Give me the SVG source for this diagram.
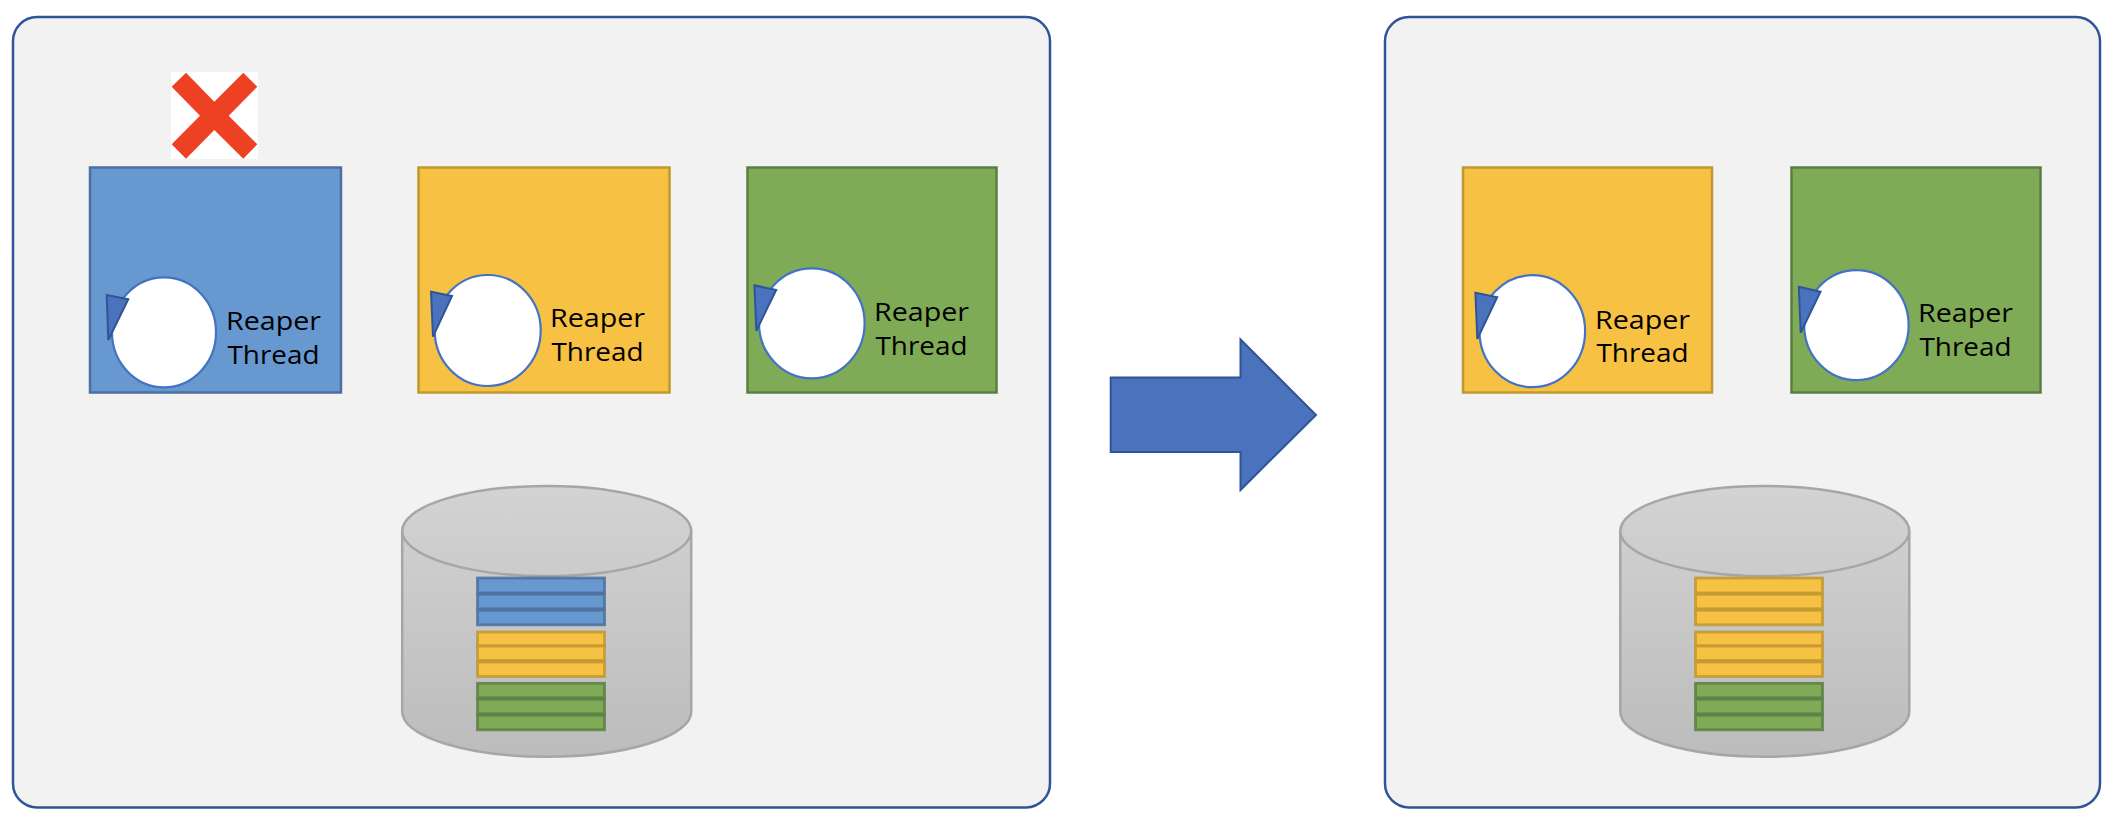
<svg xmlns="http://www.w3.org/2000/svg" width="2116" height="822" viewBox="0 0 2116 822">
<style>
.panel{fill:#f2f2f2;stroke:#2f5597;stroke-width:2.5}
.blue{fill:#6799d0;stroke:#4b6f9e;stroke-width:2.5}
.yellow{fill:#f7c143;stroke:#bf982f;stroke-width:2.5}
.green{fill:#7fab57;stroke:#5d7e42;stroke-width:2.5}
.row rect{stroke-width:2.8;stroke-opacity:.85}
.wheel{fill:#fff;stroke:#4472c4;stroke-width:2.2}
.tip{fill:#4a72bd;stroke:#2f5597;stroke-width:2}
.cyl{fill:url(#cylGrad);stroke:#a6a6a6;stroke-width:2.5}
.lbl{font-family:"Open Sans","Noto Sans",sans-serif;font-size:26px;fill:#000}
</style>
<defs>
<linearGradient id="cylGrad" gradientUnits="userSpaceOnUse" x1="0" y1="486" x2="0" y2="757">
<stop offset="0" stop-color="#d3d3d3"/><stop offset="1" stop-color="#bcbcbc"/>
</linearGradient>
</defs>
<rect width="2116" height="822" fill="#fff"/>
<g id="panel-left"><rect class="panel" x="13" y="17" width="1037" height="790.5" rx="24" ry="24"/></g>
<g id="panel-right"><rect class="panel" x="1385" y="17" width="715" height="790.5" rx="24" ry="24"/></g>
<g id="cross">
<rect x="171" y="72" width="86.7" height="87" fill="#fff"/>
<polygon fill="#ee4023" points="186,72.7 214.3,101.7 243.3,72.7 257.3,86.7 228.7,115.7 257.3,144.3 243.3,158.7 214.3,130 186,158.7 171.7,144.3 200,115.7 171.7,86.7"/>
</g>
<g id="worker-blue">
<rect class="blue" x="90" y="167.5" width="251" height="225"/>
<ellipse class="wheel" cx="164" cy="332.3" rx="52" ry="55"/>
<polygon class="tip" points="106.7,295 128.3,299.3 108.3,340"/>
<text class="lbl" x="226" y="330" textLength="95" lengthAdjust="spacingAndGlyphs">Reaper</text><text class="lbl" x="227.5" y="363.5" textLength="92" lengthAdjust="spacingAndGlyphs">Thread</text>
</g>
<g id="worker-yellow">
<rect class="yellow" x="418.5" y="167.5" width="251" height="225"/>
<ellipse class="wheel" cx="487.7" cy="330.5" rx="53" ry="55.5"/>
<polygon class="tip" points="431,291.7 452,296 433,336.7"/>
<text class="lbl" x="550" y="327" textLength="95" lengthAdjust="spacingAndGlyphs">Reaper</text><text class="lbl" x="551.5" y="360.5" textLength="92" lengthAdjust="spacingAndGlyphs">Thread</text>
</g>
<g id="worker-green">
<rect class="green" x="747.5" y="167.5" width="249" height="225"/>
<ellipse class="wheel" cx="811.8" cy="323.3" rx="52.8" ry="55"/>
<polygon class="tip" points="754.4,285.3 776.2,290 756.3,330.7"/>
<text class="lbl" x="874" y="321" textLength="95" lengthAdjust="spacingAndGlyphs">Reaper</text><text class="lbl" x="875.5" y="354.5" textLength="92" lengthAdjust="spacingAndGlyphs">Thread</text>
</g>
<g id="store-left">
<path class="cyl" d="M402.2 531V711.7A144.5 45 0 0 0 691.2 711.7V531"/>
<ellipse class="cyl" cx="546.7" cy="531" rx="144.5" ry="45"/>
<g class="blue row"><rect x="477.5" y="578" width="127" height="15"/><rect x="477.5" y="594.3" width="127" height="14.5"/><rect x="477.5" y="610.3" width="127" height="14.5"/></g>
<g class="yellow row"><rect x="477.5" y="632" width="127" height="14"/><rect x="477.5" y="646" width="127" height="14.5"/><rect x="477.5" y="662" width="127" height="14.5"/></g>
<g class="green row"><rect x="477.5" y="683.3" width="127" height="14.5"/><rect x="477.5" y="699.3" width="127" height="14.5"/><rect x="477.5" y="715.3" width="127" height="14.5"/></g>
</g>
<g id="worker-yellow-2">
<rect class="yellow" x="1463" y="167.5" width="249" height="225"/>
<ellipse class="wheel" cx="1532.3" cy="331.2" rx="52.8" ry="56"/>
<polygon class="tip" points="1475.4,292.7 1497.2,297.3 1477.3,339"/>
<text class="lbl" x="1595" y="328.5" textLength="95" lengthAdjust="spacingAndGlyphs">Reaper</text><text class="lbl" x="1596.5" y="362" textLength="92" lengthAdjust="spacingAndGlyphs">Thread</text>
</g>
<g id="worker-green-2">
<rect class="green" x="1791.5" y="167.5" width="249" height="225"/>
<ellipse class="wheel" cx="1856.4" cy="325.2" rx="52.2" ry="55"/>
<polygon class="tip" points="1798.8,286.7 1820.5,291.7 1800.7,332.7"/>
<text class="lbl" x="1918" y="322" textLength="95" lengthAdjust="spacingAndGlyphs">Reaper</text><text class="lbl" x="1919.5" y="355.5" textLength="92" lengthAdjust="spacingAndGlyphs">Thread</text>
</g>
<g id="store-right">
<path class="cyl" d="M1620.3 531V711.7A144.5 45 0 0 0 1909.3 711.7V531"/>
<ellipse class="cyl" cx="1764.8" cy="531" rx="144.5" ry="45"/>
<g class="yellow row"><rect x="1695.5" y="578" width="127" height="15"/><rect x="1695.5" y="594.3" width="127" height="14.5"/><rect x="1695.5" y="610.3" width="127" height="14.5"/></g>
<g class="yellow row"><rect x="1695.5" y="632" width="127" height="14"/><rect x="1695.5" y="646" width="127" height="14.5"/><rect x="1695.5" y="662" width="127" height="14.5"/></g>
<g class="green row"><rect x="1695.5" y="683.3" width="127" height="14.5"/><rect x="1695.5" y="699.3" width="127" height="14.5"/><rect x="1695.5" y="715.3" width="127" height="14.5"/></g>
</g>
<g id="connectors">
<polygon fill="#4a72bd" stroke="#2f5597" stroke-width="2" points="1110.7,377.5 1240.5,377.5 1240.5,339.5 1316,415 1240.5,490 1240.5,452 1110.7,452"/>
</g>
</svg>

------------------------------------------------------------------------

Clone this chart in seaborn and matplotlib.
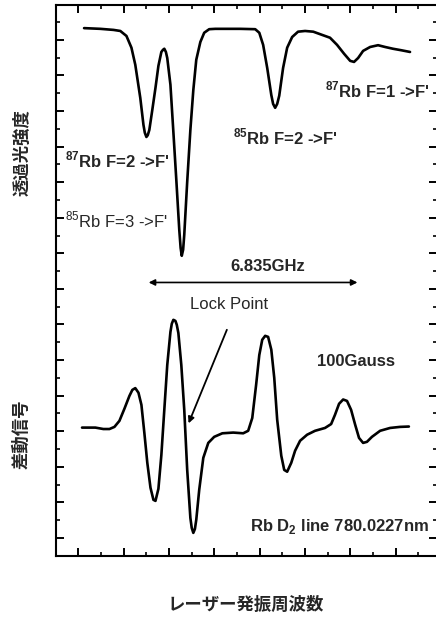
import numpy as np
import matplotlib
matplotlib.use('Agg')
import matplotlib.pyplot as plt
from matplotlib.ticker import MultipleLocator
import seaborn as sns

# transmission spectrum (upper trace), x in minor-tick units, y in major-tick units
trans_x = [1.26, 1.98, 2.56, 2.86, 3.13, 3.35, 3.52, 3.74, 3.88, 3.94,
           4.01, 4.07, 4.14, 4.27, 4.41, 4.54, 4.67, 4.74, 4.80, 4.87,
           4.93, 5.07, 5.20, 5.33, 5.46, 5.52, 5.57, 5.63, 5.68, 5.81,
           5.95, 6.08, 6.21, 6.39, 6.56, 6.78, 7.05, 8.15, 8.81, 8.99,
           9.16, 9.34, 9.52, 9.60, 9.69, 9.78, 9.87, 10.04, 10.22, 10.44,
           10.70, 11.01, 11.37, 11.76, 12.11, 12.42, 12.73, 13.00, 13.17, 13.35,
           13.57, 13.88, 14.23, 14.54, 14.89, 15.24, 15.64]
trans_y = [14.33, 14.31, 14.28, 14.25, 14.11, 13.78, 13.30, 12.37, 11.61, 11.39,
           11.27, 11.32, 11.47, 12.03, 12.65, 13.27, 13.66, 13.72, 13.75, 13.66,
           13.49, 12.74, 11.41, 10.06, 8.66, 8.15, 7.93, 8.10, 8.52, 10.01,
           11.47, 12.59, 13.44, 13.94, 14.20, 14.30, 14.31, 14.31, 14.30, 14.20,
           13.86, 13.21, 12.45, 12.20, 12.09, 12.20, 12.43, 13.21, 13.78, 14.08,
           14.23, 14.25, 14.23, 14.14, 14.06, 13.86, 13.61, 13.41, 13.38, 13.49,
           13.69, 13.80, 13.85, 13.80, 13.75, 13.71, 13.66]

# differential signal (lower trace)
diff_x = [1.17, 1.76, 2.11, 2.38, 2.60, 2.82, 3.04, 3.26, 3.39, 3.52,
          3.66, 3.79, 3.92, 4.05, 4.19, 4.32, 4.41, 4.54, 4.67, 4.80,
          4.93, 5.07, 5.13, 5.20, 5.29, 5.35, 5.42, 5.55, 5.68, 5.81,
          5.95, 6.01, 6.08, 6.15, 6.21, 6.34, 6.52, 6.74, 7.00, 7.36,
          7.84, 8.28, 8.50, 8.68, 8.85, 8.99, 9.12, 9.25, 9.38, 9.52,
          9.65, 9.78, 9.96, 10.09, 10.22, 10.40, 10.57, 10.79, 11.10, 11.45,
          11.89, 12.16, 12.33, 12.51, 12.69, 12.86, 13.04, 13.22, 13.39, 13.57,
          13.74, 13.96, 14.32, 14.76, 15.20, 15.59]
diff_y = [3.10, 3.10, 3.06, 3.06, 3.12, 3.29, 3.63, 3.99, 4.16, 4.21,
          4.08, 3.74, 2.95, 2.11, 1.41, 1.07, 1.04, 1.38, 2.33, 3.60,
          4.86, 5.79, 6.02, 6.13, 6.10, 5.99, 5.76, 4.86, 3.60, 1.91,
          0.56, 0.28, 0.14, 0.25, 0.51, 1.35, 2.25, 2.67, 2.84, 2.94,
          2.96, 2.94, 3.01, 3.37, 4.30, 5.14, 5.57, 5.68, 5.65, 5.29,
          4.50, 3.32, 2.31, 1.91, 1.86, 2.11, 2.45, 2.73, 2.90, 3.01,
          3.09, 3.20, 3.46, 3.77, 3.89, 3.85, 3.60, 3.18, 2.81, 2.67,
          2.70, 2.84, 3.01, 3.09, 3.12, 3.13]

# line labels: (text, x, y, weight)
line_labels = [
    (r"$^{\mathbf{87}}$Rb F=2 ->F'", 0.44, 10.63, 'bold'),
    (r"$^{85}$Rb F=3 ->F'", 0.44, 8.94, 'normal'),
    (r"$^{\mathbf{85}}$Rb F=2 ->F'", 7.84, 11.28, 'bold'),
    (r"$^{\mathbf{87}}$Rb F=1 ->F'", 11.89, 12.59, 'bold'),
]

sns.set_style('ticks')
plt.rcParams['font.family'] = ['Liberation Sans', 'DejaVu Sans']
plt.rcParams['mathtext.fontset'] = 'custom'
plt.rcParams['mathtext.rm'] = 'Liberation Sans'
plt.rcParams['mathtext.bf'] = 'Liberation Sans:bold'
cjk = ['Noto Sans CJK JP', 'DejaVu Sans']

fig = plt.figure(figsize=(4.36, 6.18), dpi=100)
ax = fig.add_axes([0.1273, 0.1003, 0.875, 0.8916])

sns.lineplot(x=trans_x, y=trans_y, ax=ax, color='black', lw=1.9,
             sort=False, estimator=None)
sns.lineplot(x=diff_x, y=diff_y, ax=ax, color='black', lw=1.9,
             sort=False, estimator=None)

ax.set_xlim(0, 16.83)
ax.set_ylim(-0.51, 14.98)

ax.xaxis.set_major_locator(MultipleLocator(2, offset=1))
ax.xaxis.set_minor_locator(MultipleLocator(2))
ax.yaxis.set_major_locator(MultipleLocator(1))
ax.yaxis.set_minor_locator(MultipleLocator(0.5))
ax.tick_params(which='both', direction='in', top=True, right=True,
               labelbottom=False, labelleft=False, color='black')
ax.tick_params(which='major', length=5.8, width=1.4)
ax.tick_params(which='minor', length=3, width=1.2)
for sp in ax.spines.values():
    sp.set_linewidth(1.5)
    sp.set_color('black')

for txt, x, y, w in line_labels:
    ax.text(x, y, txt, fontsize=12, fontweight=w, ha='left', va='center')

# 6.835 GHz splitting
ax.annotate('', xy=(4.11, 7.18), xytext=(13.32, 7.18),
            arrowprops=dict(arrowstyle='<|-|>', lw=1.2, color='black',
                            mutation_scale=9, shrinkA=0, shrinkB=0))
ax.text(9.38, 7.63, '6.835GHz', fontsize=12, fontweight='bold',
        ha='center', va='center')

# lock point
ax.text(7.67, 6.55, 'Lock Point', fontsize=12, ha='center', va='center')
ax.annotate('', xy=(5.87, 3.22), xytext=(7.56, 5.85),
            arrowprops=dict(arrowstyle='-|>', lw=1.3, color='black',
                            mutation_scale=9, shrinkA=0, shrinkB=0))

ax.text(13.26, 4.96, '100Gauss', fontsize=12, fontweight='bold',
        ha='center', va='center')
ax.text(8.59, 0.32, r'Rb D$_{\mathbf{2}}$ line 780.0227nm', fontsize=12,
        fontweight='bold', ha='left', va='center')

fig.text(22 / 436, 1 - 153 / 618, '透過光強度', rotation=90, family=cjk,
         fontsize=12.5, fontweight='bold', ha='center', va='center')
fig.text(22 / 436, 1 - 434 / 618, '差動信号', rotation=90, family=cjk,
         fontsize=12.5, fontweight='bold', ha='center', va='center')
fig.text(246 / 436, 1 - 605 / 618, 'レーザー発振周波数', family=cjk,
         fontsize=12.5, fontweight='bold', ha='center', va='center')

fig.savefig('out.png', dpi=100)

------------------------------------------------------------------------

| Exercise directions |
Except for the pictures, write out exactly the lines from the line that contains "Clone this chart in seaborn and matplotlib." through the line that contains "import seaborn as sns", including both.

| Correct response |
Clone this chart in seaborn and matplotlib.
import numpy as np
import matplotlib
matplotlib.use('Agg')
import matplotlib.pyplot as plt
from matplotlib.ticker import MultipleLocator
import seaborn as sns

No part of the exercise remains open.